Alas, that's also impossible. Even though in ZFC we do not know exactly what the cardinality of $\mathbb{R}$ is (as an ordinal/cardinal; we know it is $2^{\aleph_0}$, but we don't know exactly which aleph that is), there is one thing we definitely know: that cardinality does not have a cofinal set of cardinality $\aleph_0$. This is a consequence of König's Theorem. So even if you somehow were able to get this "uncountable bunch of continuous functions", indexed by ordinals going all the way to $\mathbb{R}$, with pointwise "limit" equal to $f(x)$, you would still be out of luck because you would not be able to extract from this a sequence converging pointwise to $f$.

In summary:

1. You never actually defined the functions you want at each step.
2. Even if you do define them at the finite steps, you don't say how to get beyond the finite steps to the $\omega$ step.
3. Even if you do define it at the $\omega$ step, your method is not guaranteed to work one you have taken infinitely many steps.
4. Even if you do manage to guarantee it works at the infinite steps, in the end you cannot find a countable collection of these functions that will work.

Answer 2

Pointwise limit of continuous functions cannot be arbitrary. For example, if $f$ is such a limit, then $f^{-1}(O)$ is a $F_\sigma$ set (i.e., countable union of closed sets) for any open subset $O$ of $\mathbb{R}$.

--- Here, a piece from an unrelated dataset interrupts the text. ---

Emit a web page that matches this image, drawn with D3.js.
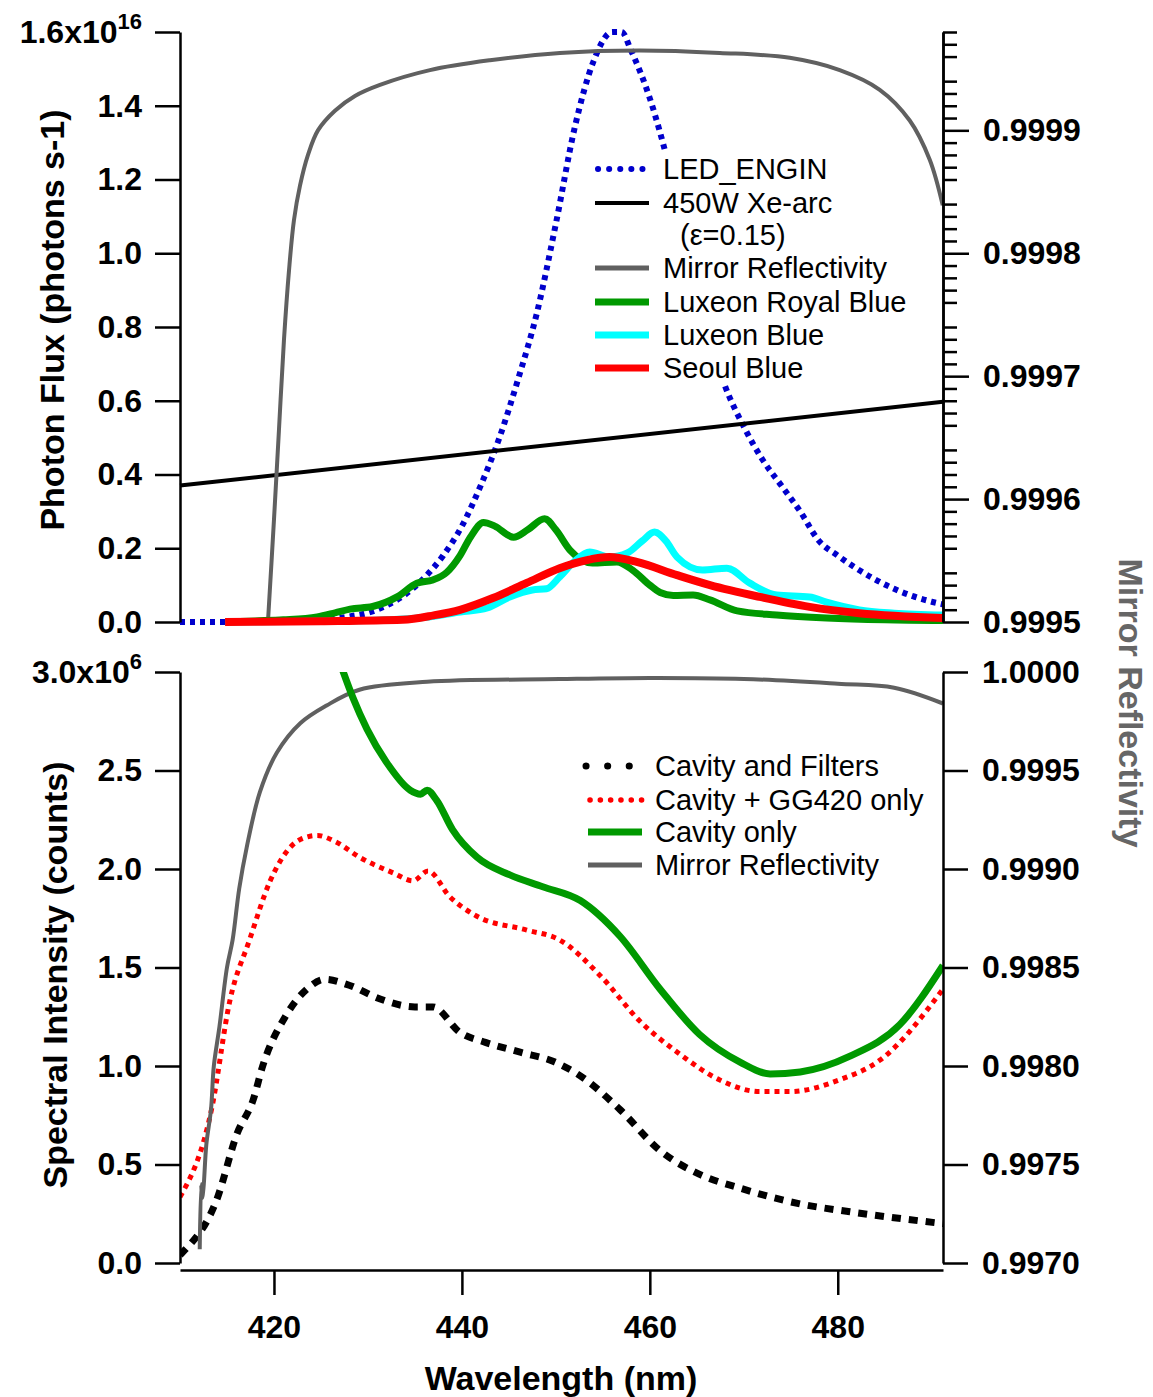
<!DOCTYPE html>
<html>
<head>
<meta charset="utf-8">
<script src="https://cdn.jsdelivr.net/npm/d3@7"></script>
<style>
  body { margin: 0; background: #fff; }
  svg text { font-family: "Liberation Sans", Arial, sans-serif; }
</style>
</head>
<body>
<div id="chart"></div>
<script>
// ---- top panel: photon flux (x1e16) ----
const ledWl   = [410, 420, 425, 428, 430, 432, 434, 436, 438, 440, 442, 444, 446, 448, 450, 452, 454, 456, 457, 458, 460, 462, 464, 466, 468, 470, 472, 474, 476, 478, 480, 482, 484, 486, 488, 490, 491.2];
const ledFlux = [0, 0, 0.005, 0.015, 0.025, 0.045, 0.075, 0.12, 0.18, 0.26, 0.37, 0.5, 0.66, 0.84, 1.08, 1.34, 1.52, 1.6, 1.6, 1.55, 1.42, 1.24, 1.02, 0.8, 0.64, 0.53, 0.44, 0.37, 0.3, 0.22, 0.18, 0.145, 0.115, 0.09, 0.07, 0.055, 0.048];

const xeWl   = [410, 491.2];
const xeFlux = [0.37, 0.597];

const mirTopWl = [419.36, 420.0, 420.53, 421.06, 421.6, 422.13, 422.77, 423.62, 424.68, 426.49, 428.62, 431.28, 436.6, 442.98, 450.43, 458.94, 467.45, 474.89, 480.21, 484.47, 487.66, 489.79, 491.17];
const mirTopR  = [0.9995, 0.999583, 0.999656, 0.999729, 0.999786, 0.999827, 0.999855, 0.99988, 0.9999, 0.999916, 0.999928, 0.999937, 0.999949, 0.999957, 0.999963, 0.999965, 0.999963, 0.999959, 0.999949, 0.999933, 0.999908, 0.999876, 0.999839];

const royalWl   = [414.8, 418, 421, 424.6, 426.5, 428.1, 430.5, 433.1, 435.2, 436.9, 438.4, 439.8, 440.9, 442.3, 443.5, 445.5, 447, 448.8, 450, 451.5, 453.9, 456.5, 458.2, 460, 461.1, 462.5, 464.6, 466.4, 469.3, 473.5, 478.8, 485, 491.2];
const royalFlux = [0, 0.003, 0.006, 0.014, 0.025, 0.035, 0.042, 0.068, 0.105, 0.114, 0.135, 0.18, 0.23, 0.27, 0.26, 0.23, 0.25, 0.28, 0.25, 0.195, 0.16, 0.163, 0.14, 0.1, 0.08, 0.072, 0.073, 0.06, 0.03, 0.019, 0.011, 0.006, 0.004];

const luxWl   = [414.8, 425, 432, 436, 439.8, 442.7, 445.1, 447.5, 449, 450.4, 452, 453.6, 455.7, 457.6, 459.2, 460.5, 461.7, 462.9, 465.6, 468.2, 470.6, 473.5, 477, 478.8, 482.3, 486, 491.2];
const luxFlux = [0, 0.002, 0.006, 0.012, 0.027, 0.038, 0.068, 0.087, 0.09, 0.122, 0.165, 0.19, 0.176, 0.187, 0.22, 0.244, 0.22, 0.176, 0.141, 0.146, 0.106, 0.073, 0.068, 0.054, 0.033, 0.024, 0.019];

const seoulWl   = [414.8, 425, 433.7, 437, 439.8, 443.3, 446.9, 450.4, 453.3, 455.7, 458.6, 462.9, 466.4, 471.7, 477, 482.3, 491.2];
const seoulFlux = [0, 0.002, 0.006, 0.018, 0.033, 0.065, 0.106, 0.146, 0.168, 0.176, 0.163, 0.127, 0.1, 0.068, 0.041, 0.024, 0.011];

// ---- bottom panel: spectral intensity (x1e6) ----
const filtWl  = [410, 410.2, 413.9, 416.1, 417.8, 418.8, 421.2, 423.5, 425.4, 428, 431.3, 435, 436.9, 439.8, 442.5, 446.2, 449.9, 452.6, 456.8, 461.1, 465.3, 469.6, 476, 481.3, 491.2];
const filtCnt = [0.04, 0.05, 0.32, 0.66, 0.83, 1.0, 1.25, 1.39, 1.44, 1.41, 1.34, 1.3, 1.3, 1.17, 1.12, 1.07, 1.02, 0.95, 0.78, 0.57, 0.45, 0.38, 0.3, 0.26, 0.2];

const gg420Wl  = [410, 413.4, 415.3, 417.4, 419.6, 422.8, 424.6, 426.5, 429.1, 432.7, 434.8, 436.4, 438.7, 441.6, 446.9, 450.4, 454.7, 458.9, 463.2, 467.4, 471.7, 474.9, 480.2, 484.5, 491.2];
const gg420Cnt = [0.335, 0.79, 1.33, 1.64, 1.94, 2.15, 2.17, 2.14, 2.06, 1.98, 1.94, 1.99, 1.86, 1.76, 1.69, 1.64, 1.46, 1.23, 1.06, 0.93, 0.87, 0.87, 0.93, 1.03, 1.39];

const cavWl  = [427.0, 428.4, 429.9, 432, 434.5, 435.6, 436.3, 437.3, 439, 441.6, 445.1, 448.6, 452.6, 456.8, 461.1, 465.3, 469.6, 472.8, 476, 481.3, 486.6, 491.2];
const cavCnt = [3.05, 2.87, 2.71, 2.54, 2.4, 2.38, 2.4, 2.35, 2.2, 2.06, 1.97, 1.91, 1.84, 1.66, 1.39, 1.16, 1.02, 0.96, 0.97, 1.05, 1.21, 1.51];

const mirBotWl = [412.1, 412.25, 412.35, 412.5, 412.8, 413.3, 413.6, 414.2, 415.0, 415.6, 416.3, 417.1, 418.5, 420.3, 422.8, 425.6, 429.1, 436.3, 450.4, 460, 470, 480, 486, 491.2];
const mirBotR  = [0.99707, 0.9974, 0.99733, 0.99738, 0.9976, 0.99778, 0.998, 0.9982, 0.9985, 0.99864, 0.9989, 0.99911, 0.99939, 0.99959, 0.99974, 0.99983, 0.99991, 0.99995, 0.999964, 0.99997, 0.999965, 0.99994, 0.99992, 0.99984];

const xTicks = [420, 440, 460, 480];
const topLeftTicks = [0, 0.2, 0.4, 0.6, 0.8, 1.0, 1.2, 1.4, 1.6];
const botLeftTicks = [0, 0.5, 1.0, 1.5, 2.0, 2.5, 3.0];
const botRightTicks = [0.997, 0.9975, 0.998, 0.9985, 0.999, 0.9995, 1.0];

const topLegend = ["LED_ENGIN", "450W Xe-arc", "Mirror Reflectivity", "Luxeon Royal Blue", "Luxeon Blue", "Seoul Blue"];
const botLegend = ["Cavity and Filters", "Cavity + GG420 only", "Cavity only", "Mirror Reflectivity"];

const svg = d3.select("#chart").append("svg")
    .attr("width", 1153).attr("height", 1397);

const x = d3.scaleLinear().domain([410, 491.2]).range([180, 943]);
const yTop = d3.scaleLinear().domain([0, 1.6]).range([622, 32]);
const yTopR = d3.scaleLinear().domain([0.9995, 0.99998]).range([622, 32]);
const yBot = d3.scaleLinear().domain([0, 3]).range([1263, 672]);
const yBotR = d3.scaleLinear().domain([0.997, 1.0]).range([1263, 672]);

const zip = (a, b) => a.map((v, i) => [v, b[i]]);

svg.append("clipPath").attr("id", "clipBot")
    .append("rect").attr("x", 180).attr("y", 672).attr("width", 763).attr("height", 591);

const GRAY = "#606060", GREEN = "#009900", BLUE = "#0000cc";

function drawLine(g, data, ys, style) {
    const line = d3.line().x(d => x(d[0])).y(d => ys(d[1]))
        .curve(style.smooth ? d3.curveCatmullRom.alpha(0.5) : d3.curveMonotoneX);
    g.append("path").datum(data)
        .attr("d", line)
        .attr("fill", "none")
        .attr("stroke", style.color)
        .attr("stroke-width", style.width)
        .attr("stroke-dasharray", style.dash || null)
        .attr("stroke-linejoin", "round");
}

// top panel lines
const gTop = svg.append("g");
drawLine(gTop, zip(ledWl, ledFlux), yTop, { color: BLUE, width: 6, dash: "5,5" });
drawLine(gTop, zip(xeWl, xeFlux), yTop, { color: "#000", width: 4 });
drawLine(gTop, zip(mirTopWl, mirTopR), yTopR, { color: GRAY, width: 4, smooth: true });
drawLine(gTop, zip(royalWl, royalFlux), yTop, { color: GREEN, width: 7 });
drawLine(gTop, zip(luxWl, luxFlux), yTop, { color: "#00ffff", width: 7 });
drawLine(gTop, zip(seoulWl, seoulFlux), yTop, { color: "#ff0000", width: 8 });

// bottom panel lines
const gBot = svg.append("g").attr("clip-path", "url(#clipBot)");
drawLine(gBot, zip(filtWl, filtCnt), yBot, { color: "#000", width: 7, dash: "9,8" });
drawLine(gBot, zip(gg420Wl, gg420Cnt), yBot, { color: "#ff0000", width: 5, dash: "5,5" });
drawLine(gBot, zip(mirBotWl, mirBotR), yBotR, { color: GRAY, width: 4, smooth: true });
drawLine(gBot, zip(cavWl, cavCnt), yBot, { color: GREEN, width: 7 });

// axes
function styleAxis(g) {
    g.selectAll("path.domain").attr("stroke-width", 2.5);
    g.selectAll(".tick line").attr("stroke-width", 2.5);
    g.selectAll("text").attr("font-size", 32).attr("font-weight", "bold").attr("fill", "#000");
}

function addSuper(g, value, base, sup) {
    g.selectAll(".tick").filter(d => Math.abs(d - value) < 1e-9).select("text")
        .text(null)
        .call(t => {
            t.append("tspan").text(base);
            t.append("tspan").attr("font-size", 22).attr("dy", -14).text(sup);
        });
}

const fmt1 = d3.format(".1f");

const axTopL = svg.append("g").attr("transform", "translate(180,0)")
    .call(d3.axisLeft(yTop).tickValues(topLeftTicks).tickSize(25).tickSizeOuter(0).tickPadding(13).tickFormat(fmt1));
styleAxis(axTopL);
addSuper(axTopL, 1.6, "1.6x10", "16");

const axBotL = svg.append("g").attr("transform", "translate(180,0)")
    .call(d3.axisLeft(yBot).tickValues(botLeftTicks).tickSize(25).tickSizeOuter(0).tickPadding(13).tickFormat(fmt1));
styleAxis(axBotL);
addSuper(axBotL, 3.0, "3.0x10", "6");

// right top axis with minor ticks
const minorVals = d3.range(0, 49).map(i => (99950 + i) / 100000);
const axTopRMinor = svg.append("g").attr("transform", "translate(943,0)")
    .call(d3.axisRight(yTopR).tickValues(minorVals.filter((v, i) => i % 5 !== 0)).tickSize(14).tickSizeOuter(0).tickFormat(""));
styleAxis(axTopRMinor);
axTopRMinor.selectAll(".tick").filter((d, i) => Math.round(d * 100000) % 10 === 5)
    .select("line").attr("x2", 20);
const axTopR = svg.append("g").attr("transform", "translate(943,0)")
    .call(d3.axisRight(yTopR).tickValues([0.9995, 0.9996, 0.9997, 0.9998, 0.9999]).tickSize(26).tickSizeOuter(0).tickPadding(14).tickFormat(d3.format(".4f")));
styleAxis(axTopR);

const axBotR = svg.append("g").attr("transform", "translate(943,0)")
    .call(d3.axisRight(yBotR).tickValues(botRightTicks).tickSize(25).tickSizeOuter(0).tickPadding(14).tickFormat(d3.format(".4f")));
styleAxis(axBotR);

const axX = svg.append("g").attr("transform", "translate(0,1270)")
    .call(d3.axisBottom(x).tickValues(xTicks).tickSize(25).tickSizeOuter(0).tickPadding(20).tickFormat(d3.format("d")));
styleAxis(axX);

// axis titles
svg.append("text").attr("transform", "translate(52,320) rotate(-90)")
    .attr("text-anchor", "middle").attr("dy", "0.35em")
    .attr("font-size", 34).attr("font-weight", "bold")
    .text("Photon Flux (photons s-1)");
svg.append("text").attr("transform", "translate(55,975) rotate(-90)")
    .attr("text-anchor", "middle").attr("dy", "0.35em")
    .attr("font-size", 34).attr("font-weight", "bold")
    .text("Spectral Intensity (counts)");
svg.append("text").attr("transform", "translate(1131,703) rotate(90)")
    .attr("text-anchor", "middle").attr("dy", "0.35em")
    .attr("font-size", 34).attr("font-weight", "bold").attr("fill", "#666")
    .text("Mirror Reflectivity");
svg.append("text").attr("x", 561).attr("y", 1390)
    .attr("text-anchor", "middle")
    .attr("font-size", 34).attr("font-weight", "bold")
    .text("Wavelength (nm)");

// legends (white box hides the lines behind it)
const topStyles = [
    { color: BLUE, width: 6, dash: "0.1,11", cap: "round" },
    { color: "#000", width: 4 },
    { color: GRAY, width: 5 },
    { color: GREEN, width: 7 },
    { color: "#00ffff", width: 7 },
    { color: "#ff0000", width: 7 }
];
const topRows = [169, 203, 268, 302, 335, 368];
const legTop = svg.append("g");
legTop.append("rect").attr("x", 586).attr("y", 150).attr("width", 330).attr("height", 235).attr("fill", "#fff");
topLegend.forEach((name, i) => {
    const s = topStyles[i];
    legTop.append("line").attr("x1", i === 0 ? 598 : 595).attr("x2", 649)
        .attr("y1", topRows[i]).attr("y2", topRows[i])
        .attr("stroke", s.color).attr("stroke-width", s.width)
        .attr("stroke-dasharray", s.dash || null).attr("stroke-linecap", s.cap || "butt");
    legTop.append("text").attr("x", 663).attr("y", topRows[i]).attr("dy", "0.35em")
        .attr("font-size", 29).text(name);
});
legTop.append("text").attr("x", 680).attr("y", 235).attr("dy", "0.35em")
    .attr("font-size", 29).text("(\u03b5=0.15)");

const botStyles = [
    { color: "#000", width: 7, dash: "0.1,21.5", cap: "round", x1: 586 },
    { color: "#ff0000", width: 5.5, dash: "0.1,10.2", cap: "round", x1: 590 },
    { color: GREEN, width: 7, x1: 588 },
    { color: GRAY, width: 5, x1: 588 }
];
const botRows = [766, 800, 832, 865];
const legBot = svg.append("g");
botLegend.forEach((name, i) => {
    const s = botStyles[i];
    legBot.append("line").attr("x1", s.x1).attr("x2", 642)
        .attr("y1", botRows[i]).attr("y2", botRows[i])
        .attr("stroke", s.color).attr("stroke-width", s.width)
        .attr("stroke-dasharray", s.dash || null).attr("stroke-linecap", s.cap || "butt");
    legBot.append("text").attr("x", 655).attr("y", botRows[i]).attr("dy", "0.35em")
        .attr("font-size", 29).text(name);
});
</script>
</body>
</html>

You may be able to get some idea from my old post. $f_n\rightarrow f$ pointwise, $O$ open subset of $\mathbb{R}$ $\Rightarrow$ $f^{-1}(O)$ is $F_{\sigma}$

In particular, pick any non $F_\sigma$ set $A$ and define $f=1_A$, then $f$ cannot be a pointwise limit of continuous functions.

Answer 3

OP's argument seems to have too many holes/gaps to complete easily. But there is a simple solution.

Keep in mind that the pointwise limit of measurable functions is measurable. And also keep in mind that all continuous functions are measurable.

Therefore, we just need a function that is not measurable.

To achieve this, take some set which is not Lebesgue measurable (a Vitali set, for example). Then, take its characteristic function. This function will not be measurable.